According to this approach, there are two ways a term or a sentence can be said to apply or to be true at different possible worlds. The first way one can consider what some term applies to in a possible world, is by supposing that that possible world is the actual world. The second way one can consider what some term applies to in a possible world, is by treating the world as a counterfactual world. Jackson calls a term's extension, in the first sense, the term's A-extension; and in the second sense, the term's C-extension. Likewise, the intension of a term in a world considered as actual, is called the A-intension of the term; and the intension of a term in a world considered as counterfactual is called the C-intension of the term. David Chalmers has summarized (or, at least, mentioned someone else's summary) these two ways of thinking about possibilites in the following way: in the first case, one “considers a possibility as actual”, and in the second case, one “considers a possibility as counterfactual“.
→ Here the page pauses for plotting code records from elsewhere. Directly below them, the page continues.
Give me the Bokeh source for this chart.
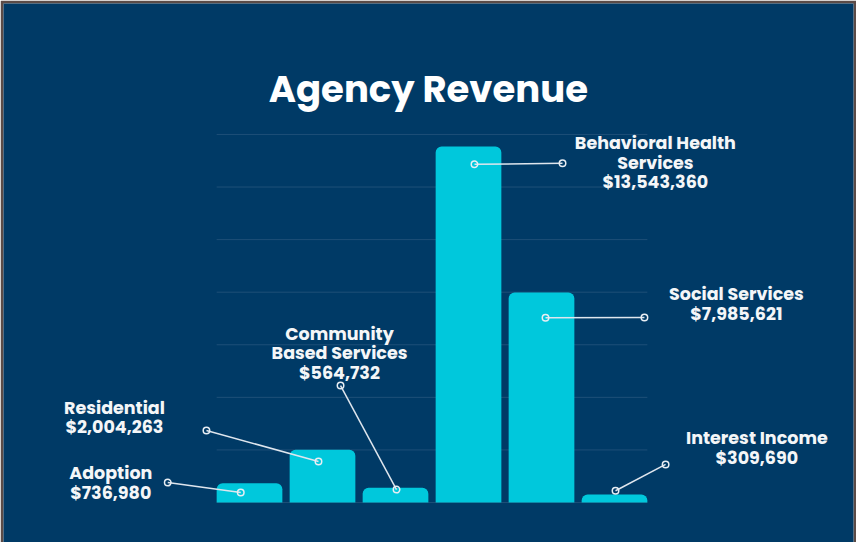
from bokeh.plotting import figure
from bokeh.models import Range1d, ColumnDataSource
from bokeh.core.properties import value
from bokeh.embed import file_html
from bokeh.resources import INLINE

# ---- data ----
categories = ["Adoption", "Residential", "Community Based Services",
              "Behavioral Health Services", "Social Services", "Interest Income"]
values = [736980, 2004263, 564732, 13543360, 7985621, 309690]
label_texts = ["Adoption\n$736,980",
               "Residential\n$2,004,263",
               "Community\nBased Services\n$564,732",
               "Behavioral Health\nServices\n$13,543,360",
               "Social Services\n$7,985,621",
               "Interest Income\n$309,690"]
grid_values = [0, 2e6, 4e6, 6e6, 8e6, 10e6, 12e6, 14e6]

# ---- layout of callouts (offsets relative to each bar) ----
anchor_dx = [-0.12, -0.055, 0.014, 0.082, 0.055, 0.014]
anchor_frac = [0.52, 0.78, 0.87, 0.95, 0.88, 1.45]
elbow_dx = [-1.12, -1.59, -0.753, 1.288, 1.41, 0.70]
elbow_y = [0.76e6, 2.74e6, 4.45e6, 12.9e6, 7.04e6, 1.45e6]
text_dx = [-1.90, -2.85, -0.767, 2.56, 2.67, 1.95]
text_y = [0.74e6, 3.23e6, 5.67e6, 12.93e6, 7.55e6, 2.07e6]

NAVY = "#003a66"
BAR = "#00c8dc"
FONT = "Poppins, Open Sans"

p = figure(width=856, height=542, output_backend="svg", toolbar_location=None,
           x_axis_location=None, y_axis_location=None,
           x_range=Range1d(-3.37, 8.274), y_range=Range1d(-1.52e6, 18.98e6),
           min_border_left=3, min_border_top=3, min_border_right=3, min_border_bottom=0,
           background_fill_color=NAVY, border_fill_color="#5b4b47",
           outline_line_color=None)
p.grid.visible = False

xs = list(range(len(categories)))

# gridlines
p.segment(x0=[-0.45] * len(grid_values), x1=[5.45] * len(grid_values),
          y0=grid_values, y1=grid_values, line_color="#1d4f78", line_width=1)

# bars
src = ColumnDataSource(dict(x=xs, top=values, cat=categories))
p.vbar(x="x", top="top", bottom=0, width=0.9, source=src,
       fill_color=BAR, line_color=None, border_radius=(6, 6, 0, 0))

# callouts
ax = [x + d for x, d in zip(xs, anchor_dx)]
ay = [v * f for v, f in zip(values, anchor_frac)]
ex = [x + d for x, d in zip(xs, elbow_dx)]
tx = [x + d for x, d in zip(xs, text_dx)]
p.segment(x0=ax, y0=ay, x1=ex, y1=elbow_y, line_color="#dfe6ee", line_width=1.5)
p.scatter(x=ax + ex, y=ay + elbow_y, marker="circle", size=6.5,
          line_color="#e8eef4", line_width=1.5, fill_color=None)

p.text(x=tx, y=text_y, text=label_texts, text_color="#f4f6f8",
       text_font=value(FONT), text_font_style="bold", text_font_size="17.5px",
       text_align="center", text_baseline="middle", text_line_height=0.81)

# title
p.text(x=[2.45], y=[15.71e6], text=["Agency Revenue"], text_color="white",
       text_font=value(FONT), text_font_style="bold", text_font_size="37px",
       text_align="center", text_baseline="middle")

open("out.html", "w").write(file_html(p, INLINE))
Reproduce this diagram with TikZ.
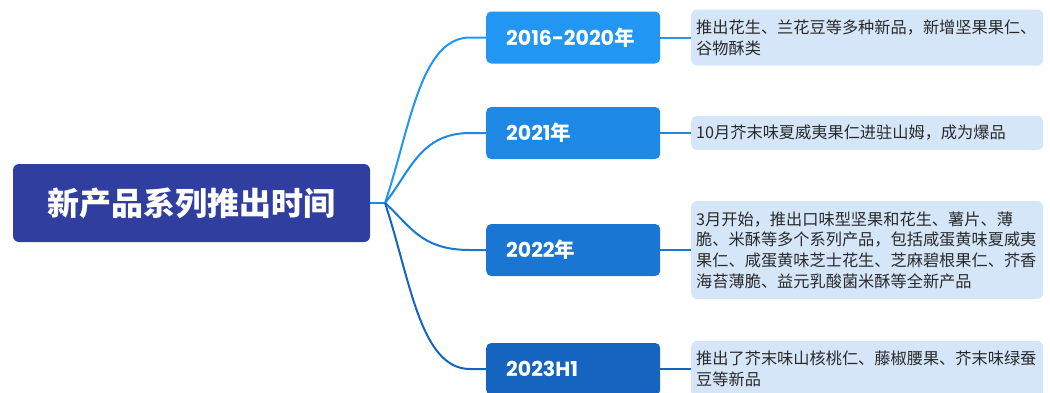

To use Jackson's own example, consider the term “water” (we accept Kripke's view that terms like “water” are rigid designators). In a possible world considered as actual, the A-extension of water is whatever substance that plays the “watery role” in that world, be that H20, XYZ or whatever. In a possible world considered as counterfactual, what the term “water” denotes is H20 – its C-extension is only H20 – since “water” is a rigid designator.

My question is: Suppose w is the actual world, and that the substance that plays the watery role in w is XYZ. Then, of course, the A-extension of "water" in w is XYZ. But what about the C-extension of "water", under the supposition that w is the actual world? Do we take as a premise that w is the actual world, and that "water" in w denotes XYZ, and conclude that in every counterfactual world (that is, every other world than w), "water" denotes XYZ? I have a strong feeling I'm missing something here, but I'm not sure what it is.

2009-09-28
Two-Dimensional Semantics
That sounds right. Maybe the the scientists are wrong. Water isn't H2O, its actually some other substance (lets abbreviate its chemical make up as "XYZ"). Under such a supposition, any substance that is not XYZ does not count as water -- this includes very watery collections of H2O. A moral here is this: in order to make counterfactual assessments one must make antecedent assumptions about actuality. For a discussion of cases like this and the even trickier case of Dry Earth see Korman(2006).


2009-09-28
Two-Dimensional Semantics

For what it is worth, Scott Soames has written extensively on Two-Dimensionalism. He makes a strong case against it. See, in particular, his book: Reference and Description, Princeton University Press, 2005.

2009-11-19
Two-Dimensional Semantics
If w were the actual world, then the term "water" would rigidly designate XYZ.  So yes, when considering counterfactuals with w considered as actual, "water" denotes XYZ.